Marido y mujer, por razones a veces increibles, pues conozco un caso contado por un abogado en que la razón del divorcio fue el dejar el tapón del champú abierto, deciden separarse. Se supone que ese es el catalizador para que se monte la gresca y se consume la separación primero, y el divorcio después. Si están solos no es tan dañino quizá, dentro de lo malo, pero... ¿y si hay niños? Creo que ahí la cosa cambia. Tomar esa decisión lleva a situaciones de conflicto ya no solo entre las dos personas implicadas, sino también a familiares e incluso amigos, que pueden ser incluso peligrosas. Pero no son ni comparables a los problemas que llegan a tener los hijos de esas parejas. Lo dicho, son niños de psiquiatra.
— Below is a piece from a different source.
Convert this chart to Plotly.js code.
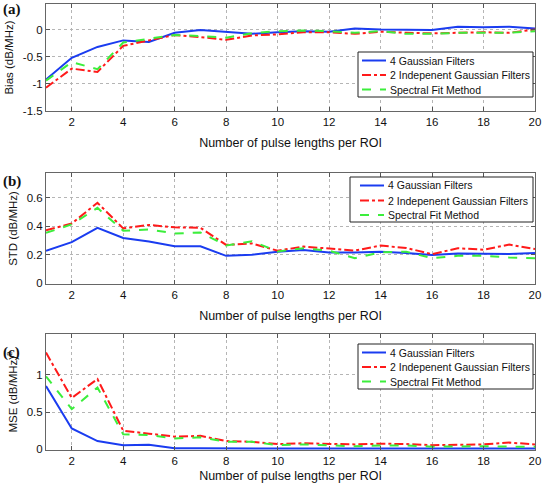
<!DOCTYPE html>
<html><head><meta charset="utf-8">
<script src="https://cdn.plot.ly/plotly-3.0.1.min.js"></script>
<style>html,body{margin:0;padding:0;background:#fff;}#chart{width:543px;height:483px;}</style>
</head><body><div id="chart"></div>
<script>
const xVals = [1,2,3,4,5,6,7,8,9,10,11,12,13,14,15,16,17,18,19,20];
const seriesNames = ["4 Gaussian Filters","2 Indepenent Gaussian Filters","Spectral Fit Method"];

const biasGauss4 = [-0.92,-0.52,-0.32,-0.2,-0.23,-0.06,-0.01,-0.05,-0.08,-0.05,-0.03,-0.04,0.02,0.0,0.0,-0.01,0.05,0.04,0.05,0.02];
const biasGauss2 = [-1.07,-0.72,-0.78,-0.3,-0.2,-0.1,-0.14,-0.19,-0.11,-0.09,-0.05,-0.05,-0.08,-0.04,-0.06,-0.07,-0.06,-0.05,-0.06,0.0];
const biasSpectral = [-0.94,-0.6,-0.73,-0.24,-0.17,-0.1,-0.12,-0.15,-0.07,-0.03,-0.02,-0.03,-0.06,-0.03,-0.08,-0.08,-0.06,-0.06,-0.06,-0.03];

const stdGauss4 = [0.229,0.289,0.39,0.318,0.294,0.26,0.26,0.193,0.2,0.222,0.234,0.217,0.217,0.222,0.212,0.198,0.21,0.207,0.205,0.212];
const stdGauss2 = [0.373,0.42,0.566,0.386,0.41,0.393,0.39,0.27,0.28,0.229,0.258,0.246,0.23,0.265,0.248,0.205,0.246,0.236,0.272,0.24];
const stdSpectral = [0.354,0.414,0.53,0.369,0.378,0.35,0.357,0.265,0.296,0.224,0.246,0.229,0.176,0.217,0.222,0.176,0.193,0.193,0.181,0.176];

const mseGauss4 = [0.85,0.28,0.11,0.055,0.06,0.015,0.012,0.012,0.02,0.012,0.01,0.01,0.01,0.01,0.01,0.01,0.01,0.01,0.01,0.01];
const mseGauss2 = [1.3,0.69,0.945,0.25,0.21,0.17,0.18,0.11,0.1,0.07,0.08,0.075,0.065,0.075,0.07,0.055,0.065,0.065,0.09,0.065];
const mseSpectral = [0.98,0.54,0.83,0.2,0.19,0.145,0.16,0.1,0.1,0.055,0.065,0.055,0.04,0.05,0.05,0.035,0.04,0.04,0.035,0.035];

const xTicks = [2,4,6,8,10,12,14,16,18,20];
const biasTicks = [-1.5,-1,-0.5,0];
const biasTickText = ["-1.5","-1","-0.5","0"];
const stdTicks = [0,0.2,0.4,0.6];
const stdTickText = ["0","0.2","0.4","0.6"];
const mseTicks = [0,0.5,1];
const mseTickText = ["0","0.5","1"];

const FONT = "Liberation Sans, Arial, sans-serif";
const styles = [
  {color:"#1a3cf0", dash:"solid", width:2},
  {color:"#ff1a1a", dash:"dashdot", width:2},
  {color:"#3cee3c", dash:"dash", width:2}
];

function mk(y, i, xa, ya){
  return {x:xVals, y:y, type:"scatter", mode:"lines", name:seriesNames[i],
    line:styles[i], xaxis:xa, yaxis:ya, showlegend:false};
}
const traces = [
  mk(biasGauss4,0,"x","y"), mk(biasGauss2,1,"x","y"), mk(biasSpectral,2,"x","y"),
  mk(stdGauss4,0,"x2","y2"), mk(stdGauss2,1,"x2","y2"), mk(stdSpectral,2,"x2","y2"),
  mk(mseGauss4,0,"x3","y3"), mk(mseGauss2,1,"x3","y3"), mk(mseSpectral,2,"x3","y3")
];

const H = 483, L = 46, PW = 489;
const px = v => (v - L) / PW;
const py = v => 1 - v / H;
function dom(topPx, botPx){ return [py(botPx), py(topPx)]; }
function xax(anchor){
  return {anchor:anchor, domain:[0,1], range:[1,20], tickvals:xTicks, ticks:"inside", ticklen:4,
    tickcolor:"#555", showline:true, mirror:"ticks", linecolor:"#666", linewidth:1,
    showgrid:true, gridcolor:"#b5b5b5", griddash:"dot", gridwidth:1, zeroline:false,
    tickfont:{family:FONT,size:11.5,color:"#111"},
    title:{text:"Number of pulse lengths per ROI", font:{family:FONT,size:12.5,color:"#111"}, standoff:11}};
}
function yax(anchor, d, range, tv, tt, title){
  return {anchor:anchor, domain:d, range:range, tickvals:tv, ticktext:tt, ticks:"inside", ticklen:4,
    tickcolor:"#555", showline:true, mirror:"ticks", linecolor:"#666", linewidth:1,
    showgrid:true, gridcolor:"#b5b5b5", griddash:"dot", gridwidth:1, zeroline:false,
    tickfont:{family:FONT,size:11.5,color:"#111"},
    title:{text:title, font:{family:FONT,size:11.5,color:"#111"}, standoff:6}};
}

// custom legend boxes (pixel layout): box left, right, top, bottom, row centres, line start/end, text start
const legendBoxes = [
  {l:358, r:533, t:52, b:97, rows:[60.5,75,89.5], ls:362, le:386, tx:388},
  {l:350, r:533, t:177, b:222, rows:[185.5,200.5,215], ls:360, le:384, tx:386},
  {l:358, r:533, t:344, b:389, rows:[352.5,367,381.5], ls:362, le:386, tx:388}
];
const shapes = [], annotations = [];
legendBoxes.forEach(bx => {
  shapes.push({type:"rect", xref:"paper", yref:"paper", x0:px(bx.l), x1:px(bx.r), y0:py(bx.b), y1:py(bx.t),
    fillcolor:"#fff", line:{color:"#222", width:1}, layer:"above"});
  seriesNames.forEach((nm, i) => {
    shapes.push({type:"line", xref:"paper", yref:"paper", x0:px(bx.ls), x1:px(bx.le), y0:py(bx.rows[i]), y1:py(bx.rows[i]),
      line:{color:styles[i].color, width:2, dash:styles[i].dash}, layer:"above"});
    annotations.push({text:nm, xref:"paper", yref:"paper", x:px(bx.tx), y:py(bx.rows[i]), xanchor:"left", yanchor:"middle",
      showarrow:false, font:{family:FONT, size:10.5, color:"#111"}});
  });
});
const panelLabels = ["(a)","(b)","(c)"];
const panelLabelY = [10, 181, 352];
panelLabels.forEach((t, i) => annotations.push({text:"<b>"+t+"</b>", x:px(1), y:py(panelLabelY[i]), xref:"paper", yref:"paper",
  xanchor:"left", yanchor:"middle", showarrow:false, font:{family:"Liberation Serif, Times New Roman, serif", size:15, color:"#111"}}));

const layout = {
  width:543, height:483, margin:{l:L,r:8,t:0,b:0}, paper_bgcolor:"#fff", plot_bgcolor:"#fff",
  showlegend:false,
  xaxis:xax("y"), xaxis2:xax("y2"), xaxis3:xax("y3"),
  yaxis:yax("x", dom(4,111), [-1.5,0.47], biasTicks, biasTickText, "Bias (dB/MHz)"),
  yaxis2:yax("x2", dom(173,284), [-0.005,0.775], stdTicks, stdTickText, "STD (dB/MHz)"),
  yaxis3:yax("x3", dom(334,450), [-0.01,1.55], mseTicks, mseTickText, "MSE (dB/MHz)<sup>2</sup>"),
  shapes:shapes, annotations:annotations
};
Plotly.newPlot("chart", traces, layout, {staticPlot:true, displayModeBar:false});
</script>
</body></html>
Hace unos días fuí a Santiago a realizar unos papeleos para el trabajo. Llegué a Santiago, aparqué en la plaza de Galicia, y en cuanto salgo por las escaleras a la calle me encuentro una imagen dantesca, que me hizo reflexionar mucho, y que incluso me afectó durante unos días. Un niño de unos 5 años estaba llorando como un descosido a diez metros enfrente mía. La madre estaba acuclillada delante de él, diciendole que se tranquilizase, con una voz suave y cariñosa. Pero el niño seguía llorando, hasta que se puso a gritar que quería que viniera su padre. Estaba un fulano junto a ellos, mirando al niño, y que escuchaba lo que la madre le decía. Estaba bastante claro que era la pareja de la madre, el novio o como queramos llamarlo. Este se agachó también a hablar con el niño, y le quiso coger una mano en gesto cariñoso, pero el niño la retiro de un tirón, y empezo a gritar "No, tú no eres mi padre, quiero a mi padre, quiero a mi padre..." El niño estaba colapsado, no reaccionaba ya. El tipo se levantó, dió medio paso hacia atrás, con una cara totalmente descompuesta, sin saber que hacer. La madre estaba igual, sin saber si coger al niño en brazos, si dejarlo solo un momento a ver si se relajaba, o lo qué. Mientras el niño seguía llorando, hasta el punto que vomitó. A partir de ahí ya no puede ver más, me dolió tanto la situación que no pude ver más. Me fuí a hacer lo que había venido a hacer.

Tengo un cariño especial por esas personitas, más complejas aún que nosotros los adultos. Adoro los niños, me encanta jugar con ellos, hablar con ellos, bromear con ellos, siempre tienen respuestas sinceras. Y la respuesta en este caso fue brutal. Pagan los problemas de los padres sin comerlo ni beberlo, y pagan un precio que puede ser para toda la vida, con problemas en su adolescencia, puede que en sus relaciones con los demás, a saber. Se convierten en carnaza de diván. Y eso, a mí, me duele mucho.